Chacun le sait, le Parlement français contient trop de fonctionnaires et pas assez de salariés du secteur privé. Dans la législature actuelle, 55% des députés sont issus du secteur public (au sens large, car on y compte non seulement des professeurs, mais aussi de plus en plus de fonctionnaires territoriaux, d’attachés parlementaires et d’administrateurs des assemblées). A l’inverse, s’il demeure parmi eux encore beaucoup d’avocats et de médecins, qui furent longtemps majoritaires au Parlement, seuls 15 % des élus sont des cadres ou des ingénieurs du secteur privé; et on ne compte aucun ouvrier à l’Assemblée. Aucun.
Cette composition a évidemment des conséquences sur la nature des lois votées : elles marquent une très grande ignorance des réalités de l’entreprise et, en particulier, des nécessités pratiques de leur mise en œuvre, accumulant norme sur norme, contrainte sur contrainte, jusqu’à devenir inapplicables. Cela a aussi un impact sur la composition des gouvernements et la nature des décisions qui y sont prises ; au point qu’on en vient à s’extasier d’entendre un Premier ministre dire son amour de l’entreprise, déclaration qui devrait sembler banale dans tout pays équilibré.
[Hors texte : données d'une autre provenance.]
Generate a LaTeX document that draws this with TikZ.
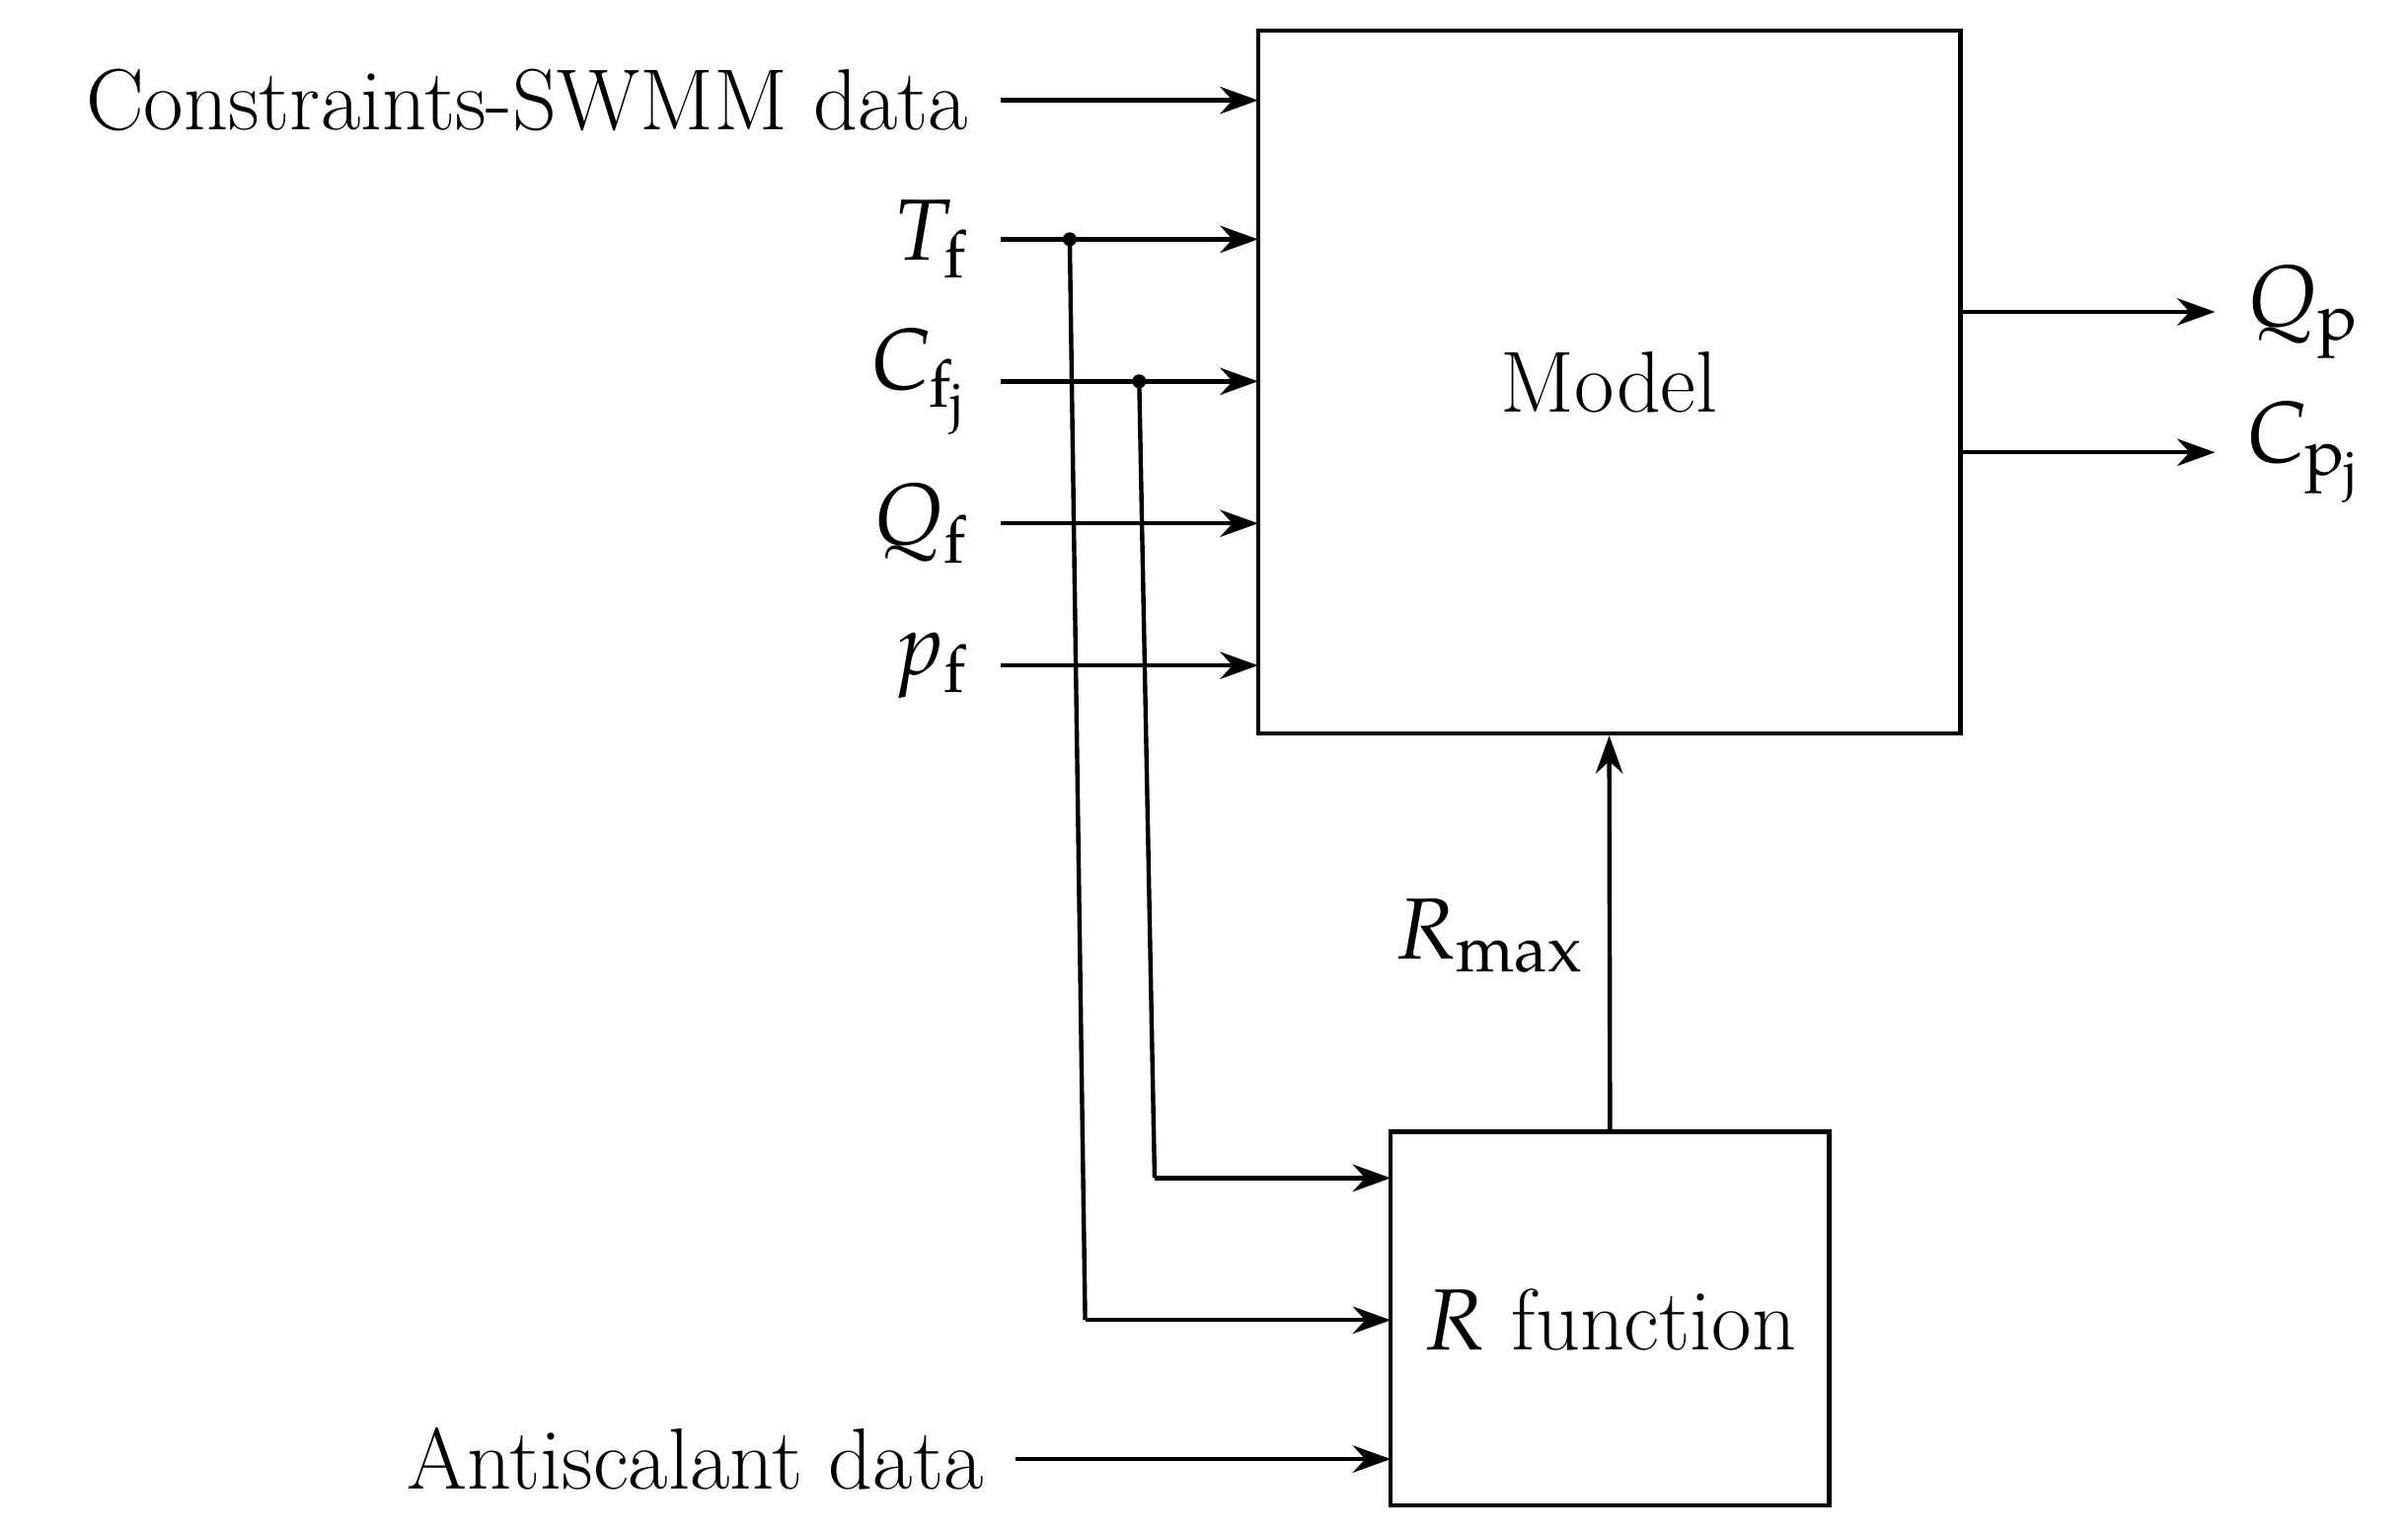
\documentclass[tikz,border=0pt]{standalone}
\usepackage{mathpazo}
\usetikzlibrary{arrows.meta}
\begin{document}
\begin{tikzpicture}[x=1cm,y=1cm,
  every node/.style={font=\fontsize{16}{19}\selectfont},
  box/.style={draw,line width=0.8pt,inner sep=0},
  arr/.style={-{Stealth[length=7pt,width=5pt]},line width=0.8pt},
  ln/.style={line width=0.8pt},
  lbl/.style={anchor=east,inner sep=0}]
\useasboundingbox (0,0) rectangle (15.6,9.94);
\node[box,minimum width=4.55cm,minimum height=4.55cm] (model) at (10.425,7.465) {Model};
\node[box,minimum width=2.84cm,minimum height=2.42cm] (rf) at (10.43,1.40) {};
\node (rfl) at (10.43,1.39) {$R$ function};
% input labels
\node[lbl] (l1) at (6.28,9.29) {Constraints-SWMM data};
\node[lbl] (l2) at (6.28,8.39) {$T_{\mathrm{f}}$};
\node[lbl] (l3) at (6.28,7.47) {$C_{\mathrm{f_j}}$};
\node[lbl] (l4) at (6.28,6.55) {$Q_{\mathrm{f}}$};
\node[lbl] (l5) at (6.28,5.63) {$p_{\mathrm{f}}$};
\node[lbl] (l6) at (6.38,0.49) {Antiscalant data};
\coordinate (s1) at (6.48,9.29);
\coordinate (s2) at (6.48,8.39);
\coordinate (s3) at (6.48,7.47);
\coordinate (s4) at (6.48,6.55);
\coordinate (s5) at (6.48,5.63);
\coordinate (s6) at (6.58,0.49);
\coordinate (e1) at (8.15,9.29);
\coordinate (e2) at (8.15,8.39);
\coordinate (e3) at (8.15,7.47);
\coordinate (e4) at (8.15,6.55);
\coordinate (e5) at (8.15,5.63);
\coordinate (e6) at (9.01,0.49);
\foreach \i in {1,...,6} \draw[arr] (s\i) -- (e\i);
% taps
\coordinate (d1) at (6.93,8.39);
\coordinate (d2) at (7.38,7.47);
\coordinate (b1) at (7.03,1.39);
\coordinate (b2) at (7.48,2.31);
\coordinate (r1) at (9.01,1.39);
\coordinate (r2) at (9.01,2.31);
\fill (d1) circle (0.045);
\fill (d2) circle (0.045);
\draw[ln] (d1) -- (b1);
\draw[arr] (b1) -- (r1);
\draw[ln] (d2) -- (b2);
\draw[arr] (b2) -- (r2);
% outputs
\coordinate (o1) at (12.70,7.92);
\coordinate (o2) at (12.70,7.01);
\coordinate (t1) at (14.35,7.92);
\coordinate (t2) at (14.35,7.01);
\draw[arr] (o1) -- (t1);
\draw[arr] (o2) -- (t2);
\node[anchor=west,inner sep=0] (q) at (14.55,7.92) {$Q_{\mathrm{p}}$};
\node[anchor=west,inner sep=0] (c) at (14.55,7.01) {$C_{\mathrm{p_j}}$};
% Rmax
\draw[arr] (rf.north) -- (model.south);
\node (rm) at (9.65,3.88) {$R_{\max}$};
\end{tikzpicture}
\end{document}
A titre de comparaison, au Royaume-Uni, 24% des parlementaires sont des cadres du secteur privé ou des chefs d’entreprise, 10% sont des fonctionnaires et enseignants, et 4%, des ouvriers. La raison de cette distorsion est connue : en France, les parlementaires venant de la fonction publique bénéficient du système de « détachement », qui permet à un fonctionnaire exerçant un mandat électif de continuer à bénéficier de son droit à l’avancement dans son corps d’origine, ainsi que de ses droits à la retraite, durant la durée du mandat. Cela s’ajoute à la garantie de retrouver un poste en cas de défaite aux élections. Les avocats et les médecins, eux, peuvent continuer à exercer leur métier pendant leur mandat électif. A l’inverse, les rares députés issus du secteur privé doivent quitter leur emploi dès qu’ils deviennent parlementaires et, quand ils cessent de l’être, ne bénéficient que de l’allocation-chômage des députés. Celle-ci peut durer jusqu’à six semestres, mais est fortement dégressive (100 % de l’indemnité de base pour le 1er semestre, puis 70% le 2e, 50% le 3e, 40% le 4e, 30% le 5e et 20% le dernier). Ils n’ont, évidemment, aucune garantie de retrouver leur travail.
Pour beaucoup, afin de rééquilibrer le système, il faudrait retirer leur privilège aux fonctionnaires et les forcer à démissionner du service public au moment de leur élection. Une telle décision réduirait évidemment le nombre de candidats fonctionnaires aux élections, mais n’inciterait en rien les salariés du privé à s’y présenter. Une bien meilleure solution serait, comme vient de le décider la société Michelin, de garantir à tout salarié élu parlementaire qu’il retrouvera son revenu et son emploi dans la même firme, une fois qu’il aura quitté l’hémicycle.
Bien sûr, un tel mécanisme n’est pas aisé à mettre en œuvre : une entreprise privée peut, au bout d’un ou deux mandats de son salarié, ne pas être en situation de lui offrir un tel avantage ; elle peut même avoir disparu. Mais le nombre de parlementaires concernés à la fin de chaque législature ne dépasserait jamais deux ou trois centaines ; et il n’est pas assez élevé pour qu’il soit impossible d’appuyer sur une garantie publique un tel engagement.
Le Parlement actuel s’honorerait en votant une telle loi, qui, pour une fois, ne servirait aucun intérêt particulier. Elle enlèverait à ces gens, trop nombreux, qui aiment à critiquer les hommes politiques, un prétexte pour ne pas se porter eux-mêmes candidat…
Sans doute faudra-t-il ensuite se poser la question de savoir comment lutter contre les autres déséquilibres dans la représentation nationale, où manquent tant de femmes et de représentants des minorités.
Sans doute faudrait-il aussi se demander pourquoi de plus en plus d’élus, à gauche comme à droite, se préfèrent dans l’opposition, comme l’ont montré les rencontres de La Rochelle et du Touquet, laissant un boulevard aux seuls qui semblent aujourd’hui vouloir du pouvoir, l’extrême droite.
La raison d’être de la politique, c’est de gouverner.